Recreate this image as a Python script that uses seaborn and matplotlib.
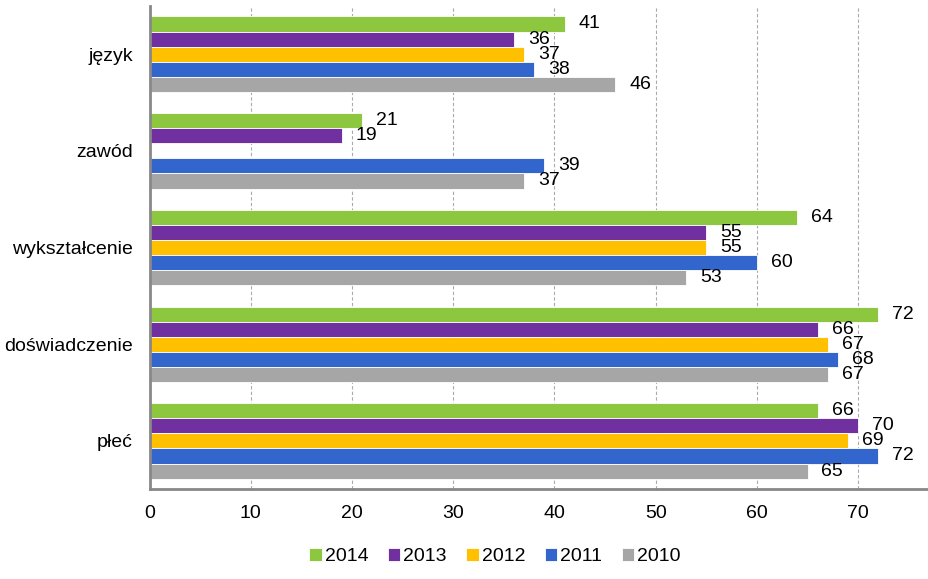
import pandas as pd
import numpy as np
import seaborn as sns
import matplotlib.pyplot as plt

categories = ["język", "zawód", "wykształcenie", "doświadczenie", "płeć"]
years = ["2014", "2013", "2012", "2011", "2010"]
v2014 = [41, 21, 64, 72, 66]
v2013 = [36, 19, 55, 66, 70]
v2012 = [37, np.nan, 55, 67, 69]
v2011 = [38, 39, 60, 68, 72]
v2010 = [46, 37, 53, 67, 65]
colors = ["#8DC63F", "#7030A0", "#FFC000", "#3366CC", "#A6A6A6"]

rows = []
for year, vals in zip(years, [v2014, v2013, v2012, v2011, v2010]):
    for cat, v in zip(categories, vals):
        rows.append({"kategoria": cat, "rok": year, "wartosc": v})
df = pd.DataFrame(rows)

sns.set_style("white")
plt.rcParams["font.family"] = ["Liberation Sans", "DejaVu Sans"]
plt.rcParams["text.color"] = "black"
plt.rcParams["xtick.color"] = "black"
plt.rcParams["ytick.color"] = "black"

fig, ax = plt.subplots(figsize=(9.29, 5.79), dpi=100)
fig.subplots_adjust(left=0.161, right=1.0, top=0.99, bottom=0.155)

sns.barplot(data=df, y="kategoria", x="wartosc", hue="rok", order=categories,
            hue_order=years, palette=colors, saturation=1, orient="h", width=0.78,
            edgecolor="white", linewidth=0.6, errorbar=None, ax=ax)

# podpisy wartości (pomijamy brakujące)
for cont in ax.containers:
    labels = []
    for bar in cont:
        w = bar.get_width()
        labels.append("" if np.isnan(w) else f"{w:.0f}")
    ax.bar_label(cont, labels=labels, padding=10, fontsize=14)

ax.set_xlim(0, 77)
ax.set_xticks(range(0, 80, 10))
ax.set_xlabel("")
ax.set_ylabel("")
ax.tick_params(axis="both", length=0, labelsize=14)
ax.tick_params(axis="x", pad=11)
ax.tick_params(axis="y", pad=12)
ax.xaxis.grid(True, linestyle=(0, (3, 2)), color="#AAAAAA", linewidth=0.8)
ax.set_axisbelow(True)
for s in ["top", "right"]:
    ax.spines[s].set_visible(False)
for s in ["left", "bottom"]:
    ax.spines[s].set_color("#888888")
    ax.spines[s].set_linewidth(2)

ax.legend(loc="upper center", bbox_to_anchor=(0.443, -0.085), ncol=5, frameon=False,
          fontsize=14, handlelength=0.65, handleheight=0.65, handletextpad=0.15,
          columnspacing=1.0)

fig.savefig("out.png", dpi=100)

# [GOAL]
Without any pictures, reproduce the lines from the first one in the material through the line that has "import matplotlib.pyplot as plt", exactly as they appear.

# [FULL RESPONSE]
Recreate this image as a Python script that uses seaborn and matplotlib.
import pandas as pd
import numpy as np
import seaborn as sns
import matplotlib.pyplot as plt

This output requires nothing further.